Only about 1% of African-American and 17% of Latino voters support Trump, so his dog whistle racism Monday likely didn’t lose him many votes. But it was a fresh reminder for undecided voters that he is unequivocally the Alt Right, Klancandidate of choice.
In terms of substance, all Trump had to do was provide semi-cogent, somewhat accurate comments about public policy. Instead, he rambled through generalities and was caught flat-footed when Clinton repeatedly threw his own words at him.
All the pre-debate fuss about whether moderator Lester Holt would fact check the candidates presumed that they would be slick about dissembling. Trump was not. He noticeably stumbled when he claimed that Clinton has “been fighting ISIS her whole adult life,” even though ISIS didn’t exist prior to 2004. Trump also recycled long-debunked claims that he opposed the Iraq War before it started and that birtherism was started by the Clinton campaign.

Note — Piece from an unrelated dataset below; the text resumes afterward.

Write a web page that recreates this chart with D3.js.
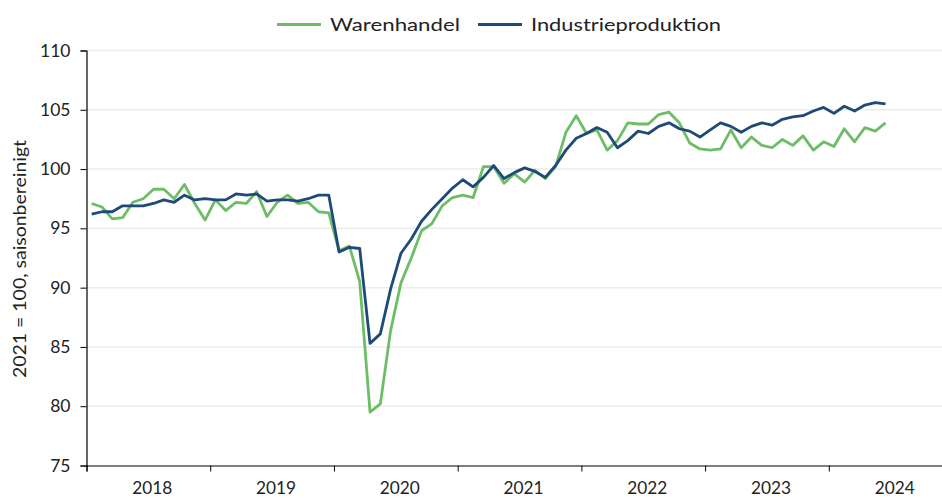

Trump also repeated the falsehood that he can’t release his tax returns because they’re under audit (he can), which opened it up for Clinton to speculate that, “First, maybe he’s not as rich as he says he is. Second, maybe he’s not as charitable as he claims to be… or maybe he doesn’t want the American people, all of you watching tonight, to know that he’s paid nothing in federal taxes.” He responded that not paying taxes “makes me smart.” Later in the debate, when confronted about his rooting for the housing crisis, Trump replied “that’s called business.”
Trump just wasn’t prepared for questions he knew would be asked, and it showed. His impressive insensitivity and flexibility with the truth has not hurt him much in the past. In fact, it’s a brand that resonates with millions of Americans. But Monday night, it played into Clinton’s framing of Trump as the unprepared student getting schooled.
Trump blew a big opportunity Monday. In the last few weeks, he has almost caught up with Clinton in national polls and closed the gap in some key swing states. First debates matter because polls don’t move much after this, so barring an October surprise, this was Trump’s last big chance to boost his standing. Instead, Clinton is likely to get the bounce.
If I were a Trump supporter, I would be angry with my candidate. He had a low bar that could have easily been met with a little preparation. Trump has no one to blame but himself.